Experts use AI to understand what animals say
An international group of experts argue that tackling the long-standing challenge of decoding the communication systems of whales, crows, bats, and other animals is coming within reach, following breath-taking advances in artificial intelligence (AI) research.
In an article published in Science today (Friday 14 July), led by Professor Christian Rutz from the School of Biology at the University of St Andrews, the authors explain how cutting-edge machine-learning tools could provide transformative insights into the hidden lives of animals, with important implications for their conservation.
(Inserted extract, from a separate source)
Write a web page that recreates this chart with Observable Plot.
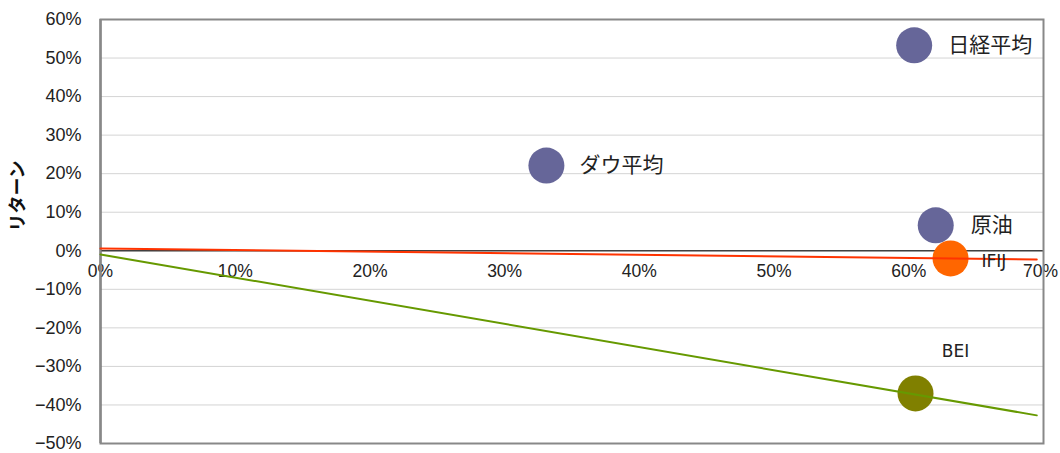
<!DOCTYPE html>
<html>
<head>
<meta charset="utf-8">
<script src="https://cdn.jsdelivr.net/npm/d3@7"></script>
<script src="https://cdn.jsdelivr.net/npm/@observablehq/plot@0.6"></script>
<style>
  body { margin: 0; background: #fff; }
  #chart svg { display: block; }
</style>
</head>
<body>
<div id="chart"></div>
<script>
// Data (risk on x, return on y)
const names   = ["日経平均", "ダウ平均", "原油", "IFIJ", "BEI"];
const risk    = [0.604, 0.331, 0.620, 0.631, 0.605];
const ret     = [0.533, 0.221, 0.066, -0.020, -0.370];
const colors  = ["#666699", "#666699", "#666699", "#FF6600", "#808000"];
const labelDx = [34, 33, 35, 31, 40];
const labelDy = [0, 0, 0, 3, -42];
const labelAnchor = ["start", "start", "start", "start", "middle"];
const labelSize = [21, 21, 21, 17, 17];

// Trend lines (endpoints)
const redLineX   = [0, 0.695];
const redLineY   = [0.006, -0.0226];
const greenLineX = [0, 0.695];
const greenLineY = [-0.0096, -0.427];

const xTicks = [0, 0.1, 0.2, 0.3, 0.4, 0.5, 0.6, 0.7];
const yTicks = [-0.5, -0.4, -0.3, -0.2, -0.1, 0, 0.1, 0.2, 0.3, 0.4, 0.5, 0.6];

const pts = names.map((n, i) => ({name: n, x: risk[i], y: ret[i], color: colors[i]}));
const redLine = redLineX.map((x, i) => ({x, y: redLineY[i]}));
const greenLine = greenLineX.map((x, i) => ({x, y: greenLineY[i]}));

const pct = d => (d < 0 ? "\u2212" : "") + Math.round(Math.abs(d) * 100) + "%";
const jp = "'Noto Sans CJK JP', 'DejaVu Sans', sans-serif";

const labelMarks = pts.map((p, i) => Plot.text([p], {
  x: "x", y: "y", text: "name",
  dx: labelDx[i], dy: labelDy[i], textAnchor: labelAnchor[i],
  fontSize: labelSize[i], fill: "#222",
  fontFamily: i >= 3 ? "'DejaVu Sans', sans-serif" : jp
}));

const chart = Plot.plot({
  width: 1060,
  height: 453,
  marginLeft: 100,
  marginRight: 17,
  marginTop: 19,
  marginBottom: 10,
  style: {fontFamily: "'Liberation Sans', Arial, sans-serif", background: "#fff"},
  x: {domain: [0, 0.7]},
  y: {domain: [-0.5, 0.6]},
  marks: [
    Plot.gridY(yTicks, {stroke: "#d4d4d4", strokeOpacity: 1, strokeWidth: 1}),
    Plot.axisY(yTicks, {tickFormat: pct, tickSize: 0, tickPadding: 19, fontSize: 18, fill: "#222", label: null}),
    Plot.axisX({ticks: [], label: null, tickSize: 0}),
    Plot.text(xTicks.slice(0, -1), {x: d => d, y: 0, text: pct, dy: 21, fontSize: 17.5, fill: "#222"}),
    Plot.text(xTicks.slice(-1), {x: d => d, y: 0, text: pct, dy: 21, dx: -3, fontSize: 17.5, fill: "#222"}),
    Plot.ruleY([0], {stroke: "#404040", strokeWidth: 1.5}),
    Plot.ruleX([0], {stroke: "#555", strokeWidth: 2}),
    Plot.frame({stroke: "#888", strokeWidth: 2}),
    Plot.dot(pts, {x: "x", y: "y", r: 18, fill: "color", stroke: null}),
    Plot.line(redLine, {x: "x", y: "y", stroke: "#FF3300", strokeWidth: 2}),
    Plot.line(greenLine, {x: "x", y: "y", stroke: "#669900", strokeWidth: 2}),
    ...labelMarks,
    Plot.text(["リターン"], {frameAnchor: "left", dx: -82, rotate: -90, text: d => d, fontSize: 18, fontWeight: "bold", fill: "#111", fontFamily: jp})
  ]
});
document.getElementById("chart").appendChild(chart);
</script>
</body>
</html>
The prospect of understanding what animals say to each other, or of even initiating a conversation with another species, has fired humans’ imagination for millennia. But since there is no Rosetta Stone for translating animals’ communication signals, their meaning must be deciphered through careful observation and experimentation. Despite good research progress over the past few decades, collecting and analysing data is a challenging task. For example, annotating recordings of bird calls, whale songs or primate gestures is time-consuming, and even experienced biologists often struggle to differentiate seemingly similar signal types.
Rutz, an expert on animal behaviour and the use of miniature wildlife tracking devices, said: “The advent of machine learning has created exciting opportunities to make progress with the grand research challenge of understanding other animals. But there are significant risks that must be tackled head-on.”
Machine-learning algorithms effectively function as powerful pattern detectors and content generators. As such, they have revolutionised applications relying on the processing of both written and spoken human language, as illustrated by interactive chatbots. It is these tools researchers are now leveraging to identify and classify animals’ signals from audio and video recordings, and to conduct experiments that illuminate signal function (e.g., by playing back specific calls and observing an animal’s response).
The catch is that machine-learning methods require vast amounts of data. For example, the popular Chat GPT-3 language model was trained using hundreds of billions of ‘tokens’, which are roughly corresponding to words. “That’s the equivalent of over two million books the length of Charles Darwin’s On the Origin of Species,” explains co-author Dr Damián Blasi, who is a language scientist at Harvard University. “We need creative solutions for collecting data for wild animals.”
Major efforts are currently underway to gather suitable datasets for at least some species. Project CETI (Cetacean Translation Initiative), for example, studies the communicative behaviour of sperm whales. The project’s AI Lead, co-author Professor Michael Bronstein, who is the DeepMind Professor of AI at the University of Oxford, explains: “We use gentle, bioinspired whale-mounted tags, underwater robots, and a wide range of other methods to map the full richness of these animals’ communicative behaviour.”
As the authors argue in their article, understanding the communication context is key for making progress. “If we want to decode animal conversations, we need to know who talks to whom, and under what environmental and social conditions,” says co-author Professor Sonja Vernes, an expert on the vocal communication of bats, who holds joint affiliations at the University of St Andrews and the Max Planck Institute for Psycholinguistics. “Machine learning can help us to discover which signals animals are using and perhaps even what the signals mean, if we combine these approaches with well-designed experiments.”
Co-authors Aza Raskin and Katherine Zacarian, who are co-founders of the Earth Species Project (ESP), which studies the communication systems of a wide range of animal species, are particularly excited about the longer-term benefits of this research. “As we expand our understanding of other species’ communicative behaviour, we can use this knowledge to improve animal welfare in captive settings and to design more effective conservation strategies,” notes Zacarian. “Ultimately, we hope to initiate a cultural shift driving greater respect for the many species with which we share planet Earth.”
ESP is collaborating with Rutz and his colleagues on a study investigating the vocal repertoire of the critically endangered Hawaiian crow. Machine learning enables detailed comparisons of the vocalizations of the last surviving individuals, which are all held in conservation breeding centres run by San Diego Zoo Wildlife Alliance, to historical baseline recordings. “Lost calls could potentially be reintroduced,” according to Raskin. “Cultural restoration is a profoundly beautiful example of the benefits of this research.”
In the future, it may even be possible to ‘listen in’ on the well-being of entire animal communities. “If we can identify communication signals that are associated with distress or avoidance, passive acoustic monitoring systems could be used to eavesdrop on how ‘happy’ or ‘unhappy’ animals are at the landscape level,” says Rutz. This would provide a powerful rapid assessment tool for ongoing biodiversity surveys and conservation work.
But the authors agree that major challenges lie ahead, including serious ethical questions – such as under what circumstances initiating conversations with wild animals may be acceptable. “This research promises far-reaching conservation and welfare benefits, but we must urgently come together to discuss its potential risks,” Rutz cautions.